En Atenas, “cuna de la democracia”, la mayoría de la población carecía de ciudadanía; es decir, no votaba

Por Héctor Gamboa (*)

En la política hay decisiones que afectan la vida de miles, cientos de miles o millones de personas.

Los aciertos de un político suelen mejorar la perspectiva de una generación y sus yerros devastar a una nación entera.

Como costarricense me es difícil no sentir pasión por la política. Desde mis primeros años en la escuela, en los medios de comunicación y hasta en las reuniones familiares escuchaba acerca de las infinitas bondades de la democracia y la importancia de preservarla para las futuras generaciones.

Recuerdo que en sétimo año una profesora intentó explicarnos que, como forma de gobierno, la democracia empezó en la Ciudad-Estado de Atenas, durante la antigüedad.

Yo me imaginaba a los atenienses pegando banderas y organizando mítines cada cuatro años para elegir entre los partidos Apolíneos, Dionisíaco y Hermético. En resumen, me imaginaba que la democracia griega era algo parecido a nuestras elecciones de por entonces, solo que con los atenienses vistiendo togas, lanzando alabanzas a Zeus y haciéndose estatuas de mármol como publicidad electoral.

Con los años me fui enterando de que las cosas no eran tan sencillas, porque en Atenas la mayoría de la población carecía de ciudadanía; es decir, no votaba.
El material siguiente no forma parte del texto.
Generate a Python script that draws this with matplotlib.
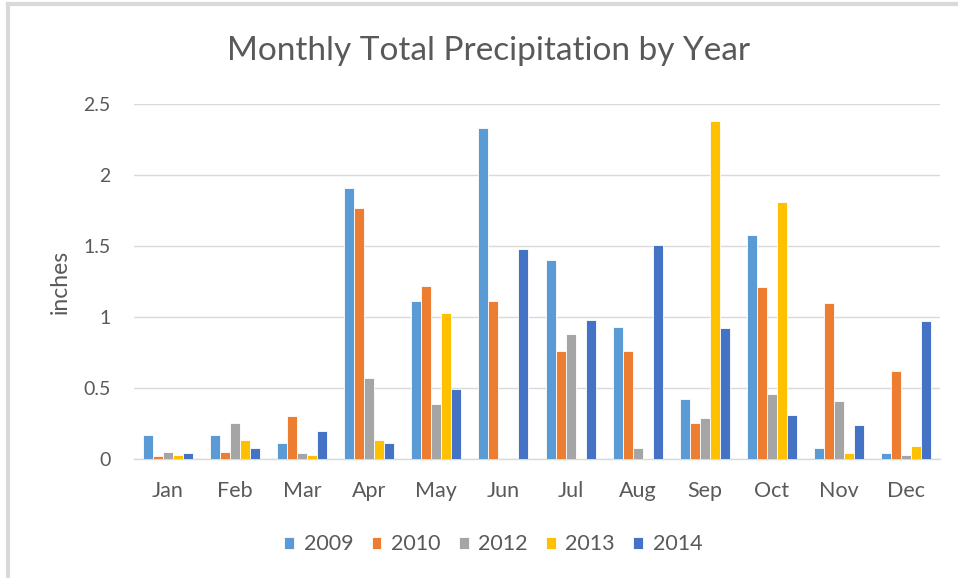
import numpy as np
import matplotlib
matplotlib.use("Agg")
import matplotlib.pyplot as plt
from matplotlib.lines import Line2D

plt.rcParams['font.family'] = ['Lato', 'DejaVu Sans']

months = ['Jan', 'Feb', 'Mar', 'Apr', 'May', 'Jun',
          'Jul', 'Aug', 'Sep', 'Oct', 'Nov', 'Dec']
years = ['2009', '2010', '2012', '2013', '2014']

p2009 = [0.17, 0.17, 0.11, 1.91, 1.11, 2.33, 1.40, 0.93, 0.42, 1.58, 0.075, 0.04]
p2010 = [0.02, 0.05, 0.30, 1.77, 1.22, 1.11, 0.76, 0.76, 0.25, 1.21, 1.10, 0.62]
p2012 = [0.05, 0.25, 0.04, 0.57, 0.39, 0.0, 0.88, 0.075, 0.29, 0.455, 0.41, 0.03]
p2013 = [0.03, 0.13, 0.03, 0.13, 1.03, 0.0, 0.01, 0.01, 2.38, 1.81, 0.04, 0.09]
p2014 = [0.04, 0.075, 0.20, 0.11, 0.49, 1.48, 0.98, 1.51, 0.92, 0.31, 0.24, 0.97]

series = [p2009, p2010, p2012, p2013, p2014]
colors = ['#5B9BD5', '#ED7D31', '#A5A5A5', '#FFC000', '#4472C4']
txt = '#595959'

fig = plt.figure(figsize=(9.58, 5.78), dpi=100)
ax = fig.add_axes([0.140, 0.206, 0.841, 0.614])

x = np.arange(len(months))
w = 0.149
for i, (vals, c, yr) in enumerate(zip(series, colors, years)):
    ax.bar(x + (i - 2) * w, vals, width=w, color=c, edgecolor='white',
           linewidth=0.6, label=yr, zorder=3)

ax.set_xlim(-0.5, 11.5)
ax.set_ylim(0, 2.5)
ax.set_yticks([0, 0.5, 1, 1.5, 2, 2.5])
ax.set_yticklabels(['0', '0.5', '1', '1.5', '2', '2.5'])
ax.set_xticks(x)
ax.set_xticklabels(months)
ax.grid(axis='y', color='#D9D9D9', linewidth=1, zorder=0)
for s in ['top', 'right', 'left']:
    ax.spines[s].set_visible(False)
ax.spines['bottom'].set_color('#D9D9D9')
ax.spines['bottom'].set_linewidth(1)
ax.tick_params(axis='x', length=0, labelsize=15.5, colors=txt, pad=16)
ax.tick_params(axis='y', length=0, labelsize=14, colors=txt, pad=17)
ax.set_ylabel('inches', fontsize=16.5, color=txt, labelpad=9)

fig.text(0.51, 0.912, 'Monthly Total Precipitation by Year', ha='center',
         va='center', fontsize=24, color=txt)

leg = fig.legend(loc='center', bbox_to_anchor=(0.515, 0.058), ncol=5,
                 frameon=False, fontsize=15.5, handlelength=0.45,
                 handleheight=0.45, handletextpad=0.45, columnspacing=0.85,
                 labelcolor=txt)

# outer frame, left and top edges only
fig.add_artist(Line2D([0.008, 0.008], [0, 0.993], color='#D9D9D9', lw=3,
                      transform=fig.transFigure))
fig.add_artist(Line2D([0.008, 1], [0.993, 0.993], color='#D9D9D9', lw=3,
                      transform=fig.transFigure))

fig.savefig('out.png', dpi=100, facecolor='white')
En el grupo carente de derechos, principalmente, estaban los “esclavos extranjeros” y su descendencia; es decir, prisioneros de guerra o adquisiciones comerciales (digamos un equivalente de los actuales extranjeros indocumentados) y, como es de suponer en una sociedad patriarcal, las mujeres. 

El más largo y próspero periodo de la democracia ateniense fue inaugurado en el año 510 a.C. por las reformas de Clístenes, quien creó el primer sistema de electorados. Se trataba de dividir en diez grupos a los ciudadanos, cada uno de los cuales elegía un número de candidatos en su interior y después todos participaban en asambleas o Ekklesía. Allí se discutía con bastante libertad acerca de los temas de interés; es decir, los participantes gozaban de un amplio derecho al berreo.

“La democracia ateniense perduró a pesar de que se percibiera como natural negarle derechos elementales a ciertas personas que vivían y trabajan en Atenas durante toda su vida”.

Héctor Gamboa, diseñador gráfico

Eso sí, el sistema tenía ciertos mecanismos para garantizar la estabilidad y no todos los participantes de la Ekklesía podían ser electos como candidatos a ocupar un cargo en el Estado ateniense. Solamente aquellos que tuvieran los medios económicos y hubieran dejado de pertenecer a la clase de los thetes, -lo que en buen tico llamaríamos pelagatos, pobretes, muertos de hambre, limpios o tiesos-, podían ser candidatos a dirigir actos en el gobierno.

Además, ciertos asuntos como la justicia penal (que de manera muy práctica para la época solo usaba dos tipos de castigo: la muerte y el destierro), y los asuntos relacionados con la religión, eran manejados por el Areópago: un equivalente híbrido entre la Corte Plena y el Arzobispado de San José, constituido por las familias nobles de Atenas.

Una vez que la Ekklesía determinaba las políticas, se procedía a la elección. Esta no se parecía en nada a nuestro sistema de papeletas y urnas y aquí es donde los atenienses se pusieron de verdad ingeniosos, pues tenían un aparato que llamaban kleroterion, compuesto de varias filas de ranuras verticales en el cual los candidatos electos por todos los grupos colocaban unas placas con su nombre. Posteriormente, a través de un tubo de bronce se introducían una serie de dados de colores que se depositaban aleatoriamente sobre las placas. Según el color, el candidato era electo para un puesto o desechado. 

¡Una tómbola electoral! 

No se lo esperaban, ¿verdad?

Así y todo, la democracia ateniense perduró más de quinientos años hasta ser absorbida por el Imperio romano. Esto es, más tiempo que cualquiera de las democracias actuales.

Perduró a pesar de que, para ser elegido, había que tener riqueza abundante; de que se percibiera como natural negarle derechos elementales a ciertas personas que vivían y trabajan en Atenas durante toda su vida; de que los candidatos resultaran electos por azar o carambola y de que las decisiones, en los asuntos más peliagudos, fueran tomadas por un pequeño grupo de individuos que componían, a todas luces, una élite privilegiada, no electa y desconectada de los problemas de la gente común.

A veces me pregunto cómo tal sistema pudo ser siquiera considerado democrático.

(*) Héctor Gamboa se formó como artista plástico en el Conservatorio Castella, la Universidad Karolina de Praga y la Universidad Nacional, es diseñador gráfico especializado en libros, ilustrador, autor de obras para niños y adultos, con más de treinta años de experiencia y animador de la lectura.